What’s left to complain about when you realize you can’t complain about the legal reasoning of decisions allowing same-sex marriage? The writing in the rulings by district judges who’ve struck down existing bans.

That’s the tack taken by Branden McGinley in First Things, who seems to be less upset by the substance of the rulings than the style. It’s a thin reed on which to hang an appeal to those like-mindedly distressed by the domino-like fall of state laws restricting marriage, which may explain the flailing common to last-gasp entreaties. When all else fails, suggest there are too many notes.

Judge Michael J. McShane [Oregon] has earned praise for his gratuitous five-paragraph closing, during which he tries frantically to climb out of the bourgeoisie and back to the vanguard. He describes the linear progress of the LGBT movement, and gently pats same-sex marriage opponents on the head, saying that “it is not surprising” that we want to place our “religious or moral objections” in the law. He wraps up the opinion with all the faux profundity of a self-indulgent Advanced Placement essay… It sounds more like a séance than a call to action. …

Not to be outdone, though, Judge John E. Jones [Pennsylvania] reached into his (apparently quite shallow) bag of clichés and emerged with this closing: “We are a better people than what these laws represent, and it is time to discard them into the ash heap of history.” One would imagine that a movement with such apparent moral force would be blessed with more creative scribes.

Would one, now? One would thus imagine that if the writing in the rulings did rise to meet McGinley’s subjective criteria for creativity (unspecified, but no doubt rigorous), then he would gladly confer his approval in a post just as carefully composed, with excerpt and metaphor just as artfully arrayed in support of his opinion.
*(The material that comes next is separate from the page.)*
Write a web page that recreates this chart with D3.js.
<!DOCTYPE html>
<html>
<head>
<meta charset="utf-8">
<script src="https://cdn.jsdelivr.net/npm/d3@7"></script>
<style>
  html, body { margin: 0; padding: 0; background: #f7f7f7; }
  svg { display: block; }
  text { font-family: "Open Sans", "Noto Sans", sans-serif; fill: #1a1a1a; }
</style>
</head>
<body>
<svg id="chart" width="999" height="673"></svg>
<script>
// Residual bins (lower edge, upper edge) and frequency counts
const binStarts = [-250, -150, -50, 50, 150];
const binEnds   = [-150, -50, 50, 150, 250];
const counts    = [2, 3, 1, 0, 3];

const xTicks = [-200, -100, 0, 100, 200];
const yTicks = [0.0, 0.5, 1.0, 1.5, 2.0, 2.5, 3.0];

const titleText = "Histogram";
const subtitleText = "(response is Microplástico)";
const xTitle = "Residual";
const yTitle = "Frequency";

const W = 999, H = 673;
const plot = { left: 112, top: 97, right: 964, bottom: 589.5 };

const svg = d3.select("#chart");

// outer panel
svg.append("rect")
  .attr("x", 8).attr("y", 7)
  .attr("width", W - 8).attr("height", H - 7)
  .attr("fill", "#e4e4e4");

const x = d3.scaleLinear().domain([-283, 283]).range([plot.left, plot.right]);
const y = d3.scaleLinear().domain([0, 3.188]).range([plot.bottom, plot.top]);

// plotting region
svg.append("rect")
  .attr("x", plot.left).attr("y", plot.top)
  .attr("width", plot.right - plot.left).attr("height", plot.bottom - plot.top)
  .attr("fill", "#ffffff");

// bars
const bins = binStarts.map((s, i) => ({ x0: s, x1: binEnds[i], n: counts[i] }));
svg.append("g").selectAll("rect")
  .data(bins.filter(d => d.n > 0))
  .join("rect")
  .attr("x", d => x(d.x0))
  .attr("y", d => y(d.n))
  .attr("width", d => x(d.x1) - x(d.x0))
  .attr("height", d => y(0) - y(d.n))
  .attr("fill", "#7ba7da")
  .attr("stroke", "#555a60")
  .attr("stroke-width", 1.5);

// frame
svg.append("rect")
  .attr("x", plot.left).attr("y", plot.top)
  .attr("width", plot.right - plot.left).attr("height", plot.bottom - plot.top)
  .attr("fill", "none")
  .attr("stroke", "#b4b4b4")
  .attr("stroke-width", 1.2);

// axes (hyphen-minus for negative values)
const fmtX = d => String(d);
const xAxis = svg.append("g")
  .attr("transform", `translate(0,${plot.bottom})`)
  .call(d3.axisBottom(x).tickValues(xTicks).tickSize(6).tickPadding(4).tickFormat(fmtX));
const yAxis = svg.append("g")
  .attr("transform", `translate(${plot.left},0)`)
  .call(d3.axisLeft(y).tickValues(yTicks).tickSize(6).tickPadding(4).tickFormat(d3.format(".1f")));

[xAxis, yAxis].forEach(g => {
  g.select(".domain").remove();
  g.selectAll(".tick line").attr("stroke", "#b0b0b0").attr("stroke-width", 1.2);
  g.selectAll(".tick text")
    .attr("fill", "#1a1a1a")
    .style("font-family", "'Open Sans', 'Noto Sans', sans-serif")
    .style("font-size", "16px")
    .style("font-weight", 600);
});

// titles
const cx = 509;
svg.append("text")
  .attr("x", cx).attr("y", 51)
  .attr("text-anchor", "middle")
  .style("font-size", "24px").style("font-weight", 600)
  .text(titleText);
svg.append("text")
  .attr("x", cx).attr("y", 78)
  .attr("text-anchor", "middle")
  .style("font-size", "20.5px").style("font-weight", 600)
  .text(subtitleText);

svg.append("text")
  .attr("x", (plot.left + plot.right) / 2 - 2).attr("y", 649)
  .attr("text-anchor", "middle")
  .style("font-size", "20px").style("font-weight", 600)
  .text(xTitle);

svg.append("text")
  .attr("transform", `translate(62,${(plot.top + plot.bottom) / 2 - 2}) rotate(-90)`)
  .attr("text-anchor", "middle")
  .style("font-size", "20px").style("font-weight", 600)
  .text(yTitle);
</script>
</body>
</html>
But then, he wouldn’t have quite the same opportunity to impute unseemly motive. What he damns as “saccharine” writing isn’t just a surface flaw marring an otherwise reasoned conclusion, but the product of the same-sex marriage movement “finding itself in an awkward position,” caught, he says, between the excitement of being in the vanguard and acceptance by the culture at large. There is now

the opportunity to earn progressive plaudits with no risk to one’s social standing. More than that, this sets up a system of incentives that rewards the most emotionally striking rhetoric, whether in favor of same-sex marriage or against its opponents….
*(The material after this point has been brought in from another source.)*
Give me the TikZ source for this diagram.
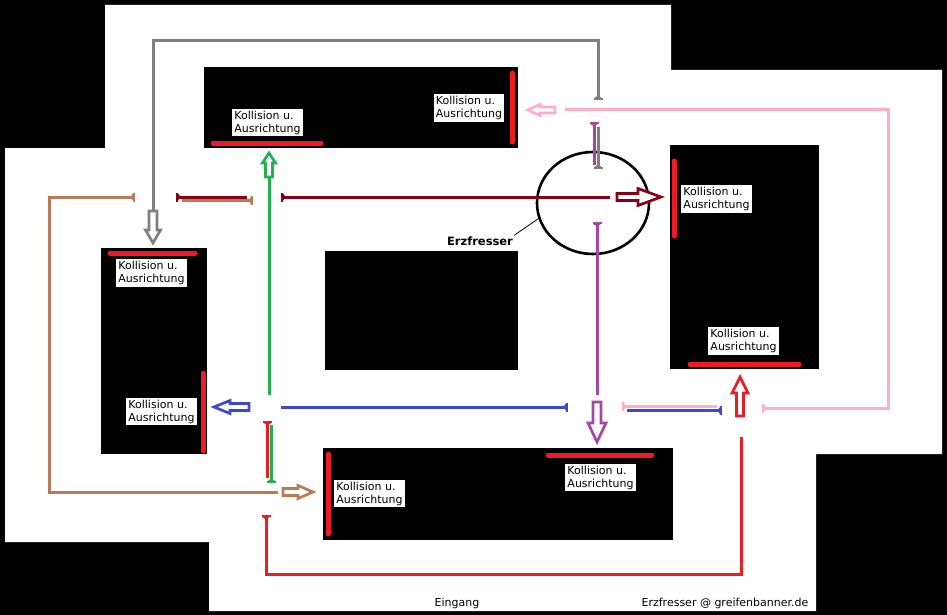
\documentclass[tikz,border=0pt]{standalone}
\usepackage{fontspec}
\setmainfont{DejaVu Sans}
\usetikzlibrary{arrows.meta,shapes.geometric}
\definecolor{cgray}{HTML}{7F7F7F}
\definecolor{cmaroon}{HTML}{880015}
\definecolor{cbrown}{HTML}{B97A57}
\definecolor{cgreen}{HTML}{22B14C}
\definecolor{cred}{HTML}{ED1C24}
\definecolor{cblue}{HTML}{3F48CC}
\definecolor{cpink}{HTML}{FFAEC9}
\definecolor{cpurple}{HTML}{A349A4}
\tikzset{
  myT/.tip={Triangle[reversed,length=3pt,width=8pt] Bar[width=9pt,line width=1.6pt]},
  conn/.style={line width=3pt},
  harrowline/.style={line width=2.7pt,fill=white,line join=miter},
  redbar/.style={draw=cred,line width=5pt,line cap=round},
  room/.style={fill=black},
  lbl/.style={fill=white,inner sep=2pt,align=left,font=\fontsize{11pt}{13pt}\selectfont},
  plain/.style={font=\fontsize{11pt}{13pt}\selectfont,inner sep=1pt},
}
\newcommand\harrow[7]{\draw[harrowline,draw=#1,shift={#2},rotate=#3]
  (0,-#6) -- ({#4-#5},-#6) -- ({#4-#5},-#7) -- (#4,0) -- ({#4-#5},#7) -- ({#4-#5},#6) -- (0,#6) -- cycle;}
\begin{document}
\begin{tikzpicture}[x=1pt,y=-1pt]
\useasboundingbox (0,0) rectangle (947,615);
\fill[black] (0,0) rectangle (947,615);
% floor
\fill[white] (105,5) -- (671,5) -- (671,70) -- (942,70) -- (942,454) -- (816,454) -- (816,611) -- (209,611) -- (209,542) -- (5,542) -- (5,148) -- (105,148) -- cycle;
% rooms
\fill[room] (204,67) rectangle (518,148);
\fill[room] (101,248) rectangle (207,454);
\fill[room] (325,251) rectangle (518,370);
\fill[room] (670,145) rectangle (819,369);
\fill[room] (323,448) rectangle (673,540);
% collision bars
\draw[redbar] (213,143) -- (321,143);
\draw[redbar] (512,73) -- (512,142);
\draw[redbar] (110,253) -- (195,253);
\draw[redbar] (203,373) -- (203,451);
\draw[redbar] (674,161) -- (674,236);
\draw[redbar] (690,364) -- (799,364);
\draw[redbar] (328,454) -- (328,534);
\draw[redbar] (548,455) -- (652,455);
% labels
\node[lbl] (l1) at (267.5,122.5) {Kollision u.\\Ausrichtung};
\node[lbl] (l2) at (469,108) {Kollision u.\\Ausrichtung};
\node[lbl] (l3) at (151.5,273) {Kollision u.\\Ausrichtung};
\node[lbl] (l4) at (161.5,411.5) {Kollision u.\\Ausrichtung};
\node[lbl] (l5) at (369.5,493.5) {Kollision u.\\Ausrichtung};
\node[lbl] (l6) at (600.5,477.5) {Kollision u.\\Ausrichtung};
\node[lbl] (l7) at (716.5,199) {Kollision u.\\Ausrichtung};
\node[lbl] (l8) at (743.5,341) {Kollision u.\\Ausrichtung};
% Erzfresser
\node[draw=black,line width=2.6pt,ellipse,minimum width=112pt,minimum height=102pt,inner sep=0pt] (ef) at (593,203) {};
\node[plain,font=\fontsize{11.5pt}{13pt}\selectfont\bfseries] (efl) at (480,241) {Erzfresser};
\draw[line width=0.8pt] (efl.north east) -- (ef.196);
% connectors
\draw[conn,draw=cgray,-{myT}] (153,211) -- (153,41) -- (598,41) -- (598,100);
\draw[conn,draw=cgray,-{myT}] (598,127) -- (598,169);
\draw[conn,draw=cpurple,-{myT}] (594,165) -- (594,122);
\draw[conn,draw=cpurple,-{myT}] (597,395) -- (597,222);
\draw[conn,draw=cmaroon,-{myT}] (610,197) -- (281,197);
\draw[conn,draw=cmaroon,-{myT}] (247,197) -- (176,197);
\draw[conn,draw=cbrown,-{myT}] (182,200.5) -- (253,200.5);
\draw[conn,draw=cbrown,-{myT}] (278,492) -- (49,492) -- (49,197) -- (135,197);
\draw[conn,draw=cgreen] (269,395) -- (269,177);
\draw[conn,draw=cgreen,-{myT}] (271.5,425) -- (271.5,483);
\draw[conn,draw=cred,-{myT}] (267.5,478) -- (267.5,421);
\draw[conn,draw=cred,-{myT}] (741,437) -- (741,574) -- (266,574) -- (266,515);
\draw[conn,draw=cblue,-{myT}] (281,407) -- (568,407);
\draw[conn,draw=cblue,-{myT}] (627,410.5) -- (722,410.5);
\draw[conn,draw=cpink,-{myT}] (717,406.5) -- (622,406.5);
\draw[conn,draw=cpink,-{myT}] (565,110) -- (888,110) -- (888,408) -- (762,408);
% hollow arrows
\harrow{cgray}{(153,211)}{-90}{32}{13}{4}{7.5}
\harrow{cgreen}{(269,177)}{90}{24}{10}{3.5}{6.5}
\harrow{cmaroon}{(617,197)}{0}{44}{23}{3.5}{8.5}
\harrow{cpink}{(555,110)}{180}{27}{12}{3}{5.5}
\harrow{cblue}{(249,407)}{180}{35}{16}{3.5}{6.5}
\harrow{cbrown}{(283,492)}{0}{30}{15}{3.5}{6.5}
\harrow{cpurple}{(597,402)}{-90}{40}{19}{4}{9}
\harrow{cred}{(740,416)}{90}{39}{16}{3.5}{8}
% footer
\node[plain] (eing) at (457,603) {Eingang};
\node[plain] (copy) at (725,603) {Erzfresser @ greifenbanner.de};
\end{tikzpicture}
\end{document}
The decisions elevate the cultural and legal conventionality of same-sex marriage, but they are also sprinkled with painful purple prose that seems designed to earn media acclaim and to recapture the fading moral urgency of the cause. …
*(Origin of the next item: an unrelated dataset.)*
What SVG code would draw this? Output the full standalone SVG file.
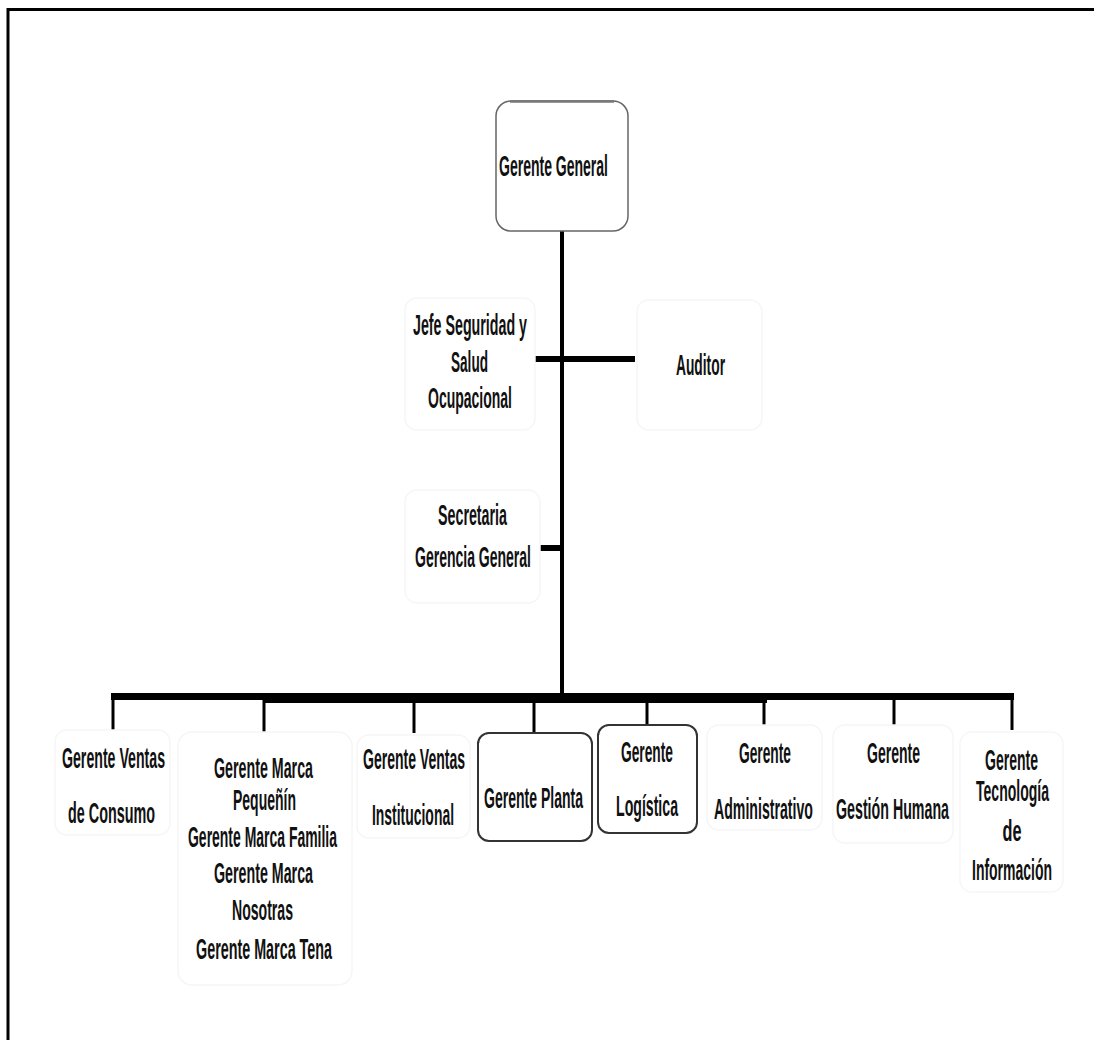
<svg xmlns="http://www.w3.org/2000/svg" width="1094" height="1040" viewBox="0 0 1094 1040">
  <style>
    text { font-family: "Liberation Sans", Arial, sans-serif; font-weight: bold; font-size: 29px; fill: #111; text-anchor: middle; }
    .frame { fill: none; stroke: #000; stroke-width: 3; }
    .ghost { fill: #fff; stroke: #f6f6f6; stroke-width: 1.5; }
    .solid { fill: #fff; stroke: #333; stroke-width: 2; }
    .top { fill: #fff; stroke: #666; stroke-width: 1.5; }
    .trunk { stroke: #000; stroke-width: 4; fill: none; }
    .stub { stroke: #000; stroke-width: 6; fill: none; }
    .drop { stroke: #000; stroke-width: 3; fill: none; }
  </style>

  <rect width="1094" height="1040" fill="#fff"/>
  <!-- page frame (right and bottom edges run off the page) -->
  <rect class="frame" x="8" y="9.5" width="1200" height="1200"/>

  <!-- connectors -->
  <g id="connectors">
    <line class="trunk" x1="562" y1="228" x2="562" y2="700"/>
    <line class="stub" x1="535" y1="359" x2="635" y2="359"/>
    <line class="stub" x1="540" y1="548" x2="562" y2="548"/>
    <line stroke="#000" stroke-width="7" x1="111" y1="696.5" x2="1014" y2="696.5"/>
    <line stroke="#000" stroke-width="10" x1="263" y1="698" x2="767" y2="698"/>
    <line class="drop" x1="113" y1="697" x2="113" y2="732"/>
    <line class="drop" x1="264" y1="697" x2="264" y2="732"/>
    <line class="drop" x1="414" y1="697" x2="414" y2="733"/>
    <line class="drop" x1="534" y1="697" x2="534" y2="733"/>
    <line class="drop" x1="647" y1="697" x2="647" y2="726"/>
    <line class="drop" x1="764" y1="697" x2="764" y2="725"/>
    <line class="drop" x1="894" y1="697" x2="894" y2="725"/>
    <line class="drop" x1="1012" y1="697" x2="1012" y2="730"/>
  </g>

  <g id="gerente-general">
    <rect class="top" x="496" y="101" width="132" height="130" rx="15"/>
    <line x1="510" y1="101.5" x2="614" y2="101.5" stroke="#777" stroke-width="2.5"/>
    <text x="553.5" y="176" textLength="109" lengthAdjust="spacingAndGlyphs">Gerente General</text>
  </g>

  <g id="jefe-seguridad">
    <rect class="ghost" x="405" y="298" width="130" height="132" rx="12"/>
    <text x="470" y="335" textLength="114" lengthAdjust="spacingAndGlyphs">Jefe Seguridad y</text>
    <text x="469.5" y="372" textLength="37" lengthAdjust="spacingAndGlyphs">Salud</text>
    <text x="470" y="408" textLength="84" lengthAdjust="spacingAndGlyphs">Ocupacional</text>
  </g>

  <g id="auditor">
    <rect class="ghost" x="637" y="300" width="125" height="130" rx="12"/>
    <text x="700.5" y="375" textLength="49" lengthAdjust="spacingAndGlyphs">Auditor</text>
  </g>

  <g id="secretaria">
    <rect class="ghost" x="405" y="490" width="135" height="113" rx="12"/>
    <text x="472.5" y="525" textLength="69" lengthAdjust="spacingAndGlyphs">Secretaria</text>
    <text x="473" y="567" textLength="116" lengthAdjust="spacingAndGlyphs">Gerencia General</text>
  </g>

  <g id="ventas-consumo">
    <rect class="ghost" x="55" y="730" width="115" height="105" rx="12"/>
    <text x="113.5" y="768" textLength="103" lengthAdjust="spacingAndGlyphs">Gerente Ventas</text>
    <text x="111.5" y="823" textLength="87" lengthAdjust="spacingAndGlyphs">de Consumo</text>
  </g>

  <g id="gerentes-marca">
    <rect class="ghost" x="178" y="732" width="174" height="253" rx="14"/>
    <text x="263.5" y="778" textLength="99" lengthAdjust="spacingAndGlyphs">Gerente Marca</text>
    <text x="264.5" y="810" textLength="63" lengthAdjust="spacingAndGlyphs">Pequeñín</text>
    <text x="262.5" y="847" textLength="149" lengthAdjust="spacingAndGlyphs">Gerente Marca Familia</text>
    <text x="263.5" y="883" textLength="99" lengthAdjust="spacingAndGlyphs">Gerente Marca</text>
    <text x="262.5" y="920" textLength="61" lengthAdjust="spacingAndGlyphs">Nosotras</text>
    <text x="264" y="959" textLength="136" lengthAdjust="spacingAndGlyphs">Gerente Marca Tena</text>
  </g>

  <g id="ventas-institucional">
    <rect class="ghost" x="357" y="735" width="113" height="103" rx="12"/>
    <text x="414" y="769" textLength="102" lengthAdjust="spacingAndGlyphs">Gerente Ventas</text>
    <text x="413" y="825" textLength="82" lengthAdjust="spacingAndGlyphs">Institucional</text>
  </g>

  <g id="gerente-planta">
    <rect class="solid" x="478" y="733" width="114" height="108" rx="11"/>
    <text x="533.5" y="808" textLength="99" lengthAdjust="spacingAndGlyphs">Gerente Planta</text>
  </g>

  <g id="gerente-logistica">
    <rect class="solid" x="598" y="725" width="99" height="108" rx="11"/>
    <text x="647" y="762" textLength="52" lengthAdjust="spacingAndGlyphs">Gerente</text>
    <text x="647" y="816" textLength="62" lengthAdjust="spacingAndGlyphs">Logística</text>
  </g>

  <g id="gerente-administrativo">
    <rect class="ghost" x="707" y="725" width="115" height="105" rx="12"/>
    <text x="765" y="763" textLength="52" lengthAdjust="spacingAndGlyphs">Gerente</text>
    <text x="763.5" y="819" textLength="99" lengthAdjust="spacingAndGlyphs">Administrativo</text>
  </g>

  <g id="gestion-humana">
    <rect class="ghost" x="833" y="725" width="120" height="118" rx="12"/>
    <text x="893.5" y="763" textLength="53" lengthAdjust="spacingAndGlyphs">Gerente</text>
    <text x="892.5" y="819" textLength="113" lengthAdjust="spacingAndGlyphs">Gestión Humana</text>
  </g>

  <g id="tecnologia-informacion">
    <rect class="ghost" x="960" y="732" width="103" height="160" rx="12"/>
    <text x="1011.5" y="770" textLength="53" lengthAdjust="spacingAndGlyphs">Gerente</text>
    <text x="1012.5" y="801" textLength="73" lengthAdjust="spacingAndGlyphs">Tecnología</text>
    <text x="1012" y="841" textLength="19" lengthAdjust="spacingAndGlyphs">de</text>
    <text x="1012" y="880" textLength="80" lengthAdjust="spacingAndGlyphs">Información</text>
  </g>
</svg>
Frustration over the style of rulings can be understandable—as, say, when a justice employs a construction like “the way to stop discriminating on the basis of race is stop discriminating on the basis of race.” Simplistically expressed and pithily dismissive, it exhibits little of the eloquence we seek in court opinions, while, one would imagine, earning its share of conservative plaudits. But at least critics of this statement use it to make their argument about the legal reasoning overall; McGinley, on other hand, in absence of tenable, substantive critiques, has nothing left to fall back on but stylistic ones. When you’ve run out of ways to argue against the message, you may as well train your dwindling store of fire on the messengers, who—with judges McShane and Jones the latest—are continuing to raise the number of states in which same-sex marriage is now or will soon be legal.